At first glance, the difference between mortality and morbidity is clear. The former investigates the risk of a person dying either before or after the age predicted by actuaries. The latter considers the risk of an individual becoming disabled or impaired during the course of his or her life in relation to population statistics.
Risks covered
However, these scenarios are very different in terms of the risks to be covered and brokers need to bear this in mind when advising their clients on the options available to them.
The first consideration is the type of cover being addressed. In underwriting terms, mortality comes into play when making an offer to provide life cover, while morbidity is assessed when providing protection against disability and loss of income.
Secondly, the time-frames are different. With life cover (mortality) the protection is for an event that will happen sometime in the future. With disability and income protection (morbidity) a person can be involved in an accident that has an immediate impact, or can develop a condition that is likely to affect him or her within 10 years. So a shorter-term view is required when assessing morbidity risks.
Divergent risks
There is also a need to separate life expectancy from diseases that may kill in the long-term, but could disable in the short-term (e.g. a stroke may not be fatal, but could result in partial paralysis). And, while some diseases do not affect life expectancy, they are debilitating. Things like depression and back pain affect quality of life and possibly the person's ability to work.

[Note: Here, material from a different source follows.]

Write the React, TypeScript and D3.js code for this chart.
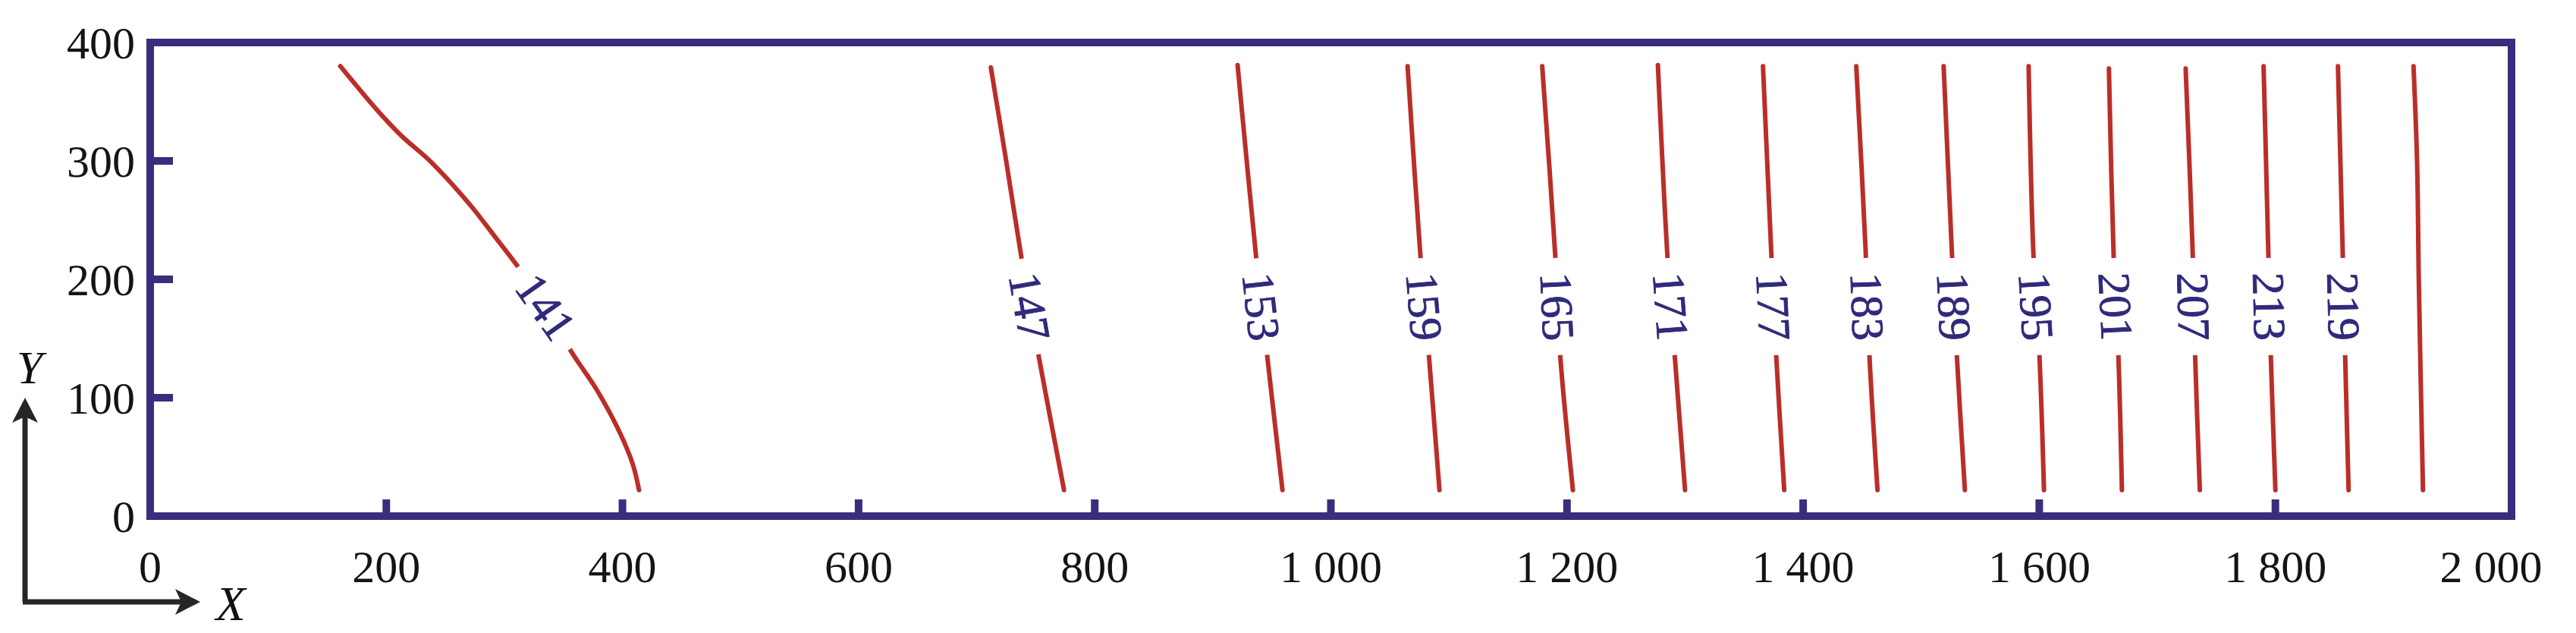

Finally, life cover (mortality) protects against a definite event that will occur at an unknown time, while disability and income protection (morbidity) cover events which may or may not occur. The risks are completely different.
Impact on claims
This influences the claims process. With life cover, the claims event is clear. With disability and income protection, the person's quality of life and ability to work after the event are arguably more important than the event itself. Here, claims assessment is far more ambiguous, because a judgement call is made on a person's ability to carry out activities of daily living and perform the occupation and duties he or she disclosed at application stage.
This is why brokers need to encourage their clients to make full and accurate disclosures when applying for insurance policies. It is also vital for clients to inform brokers of changes, and that these are promptly communicated to the insurer.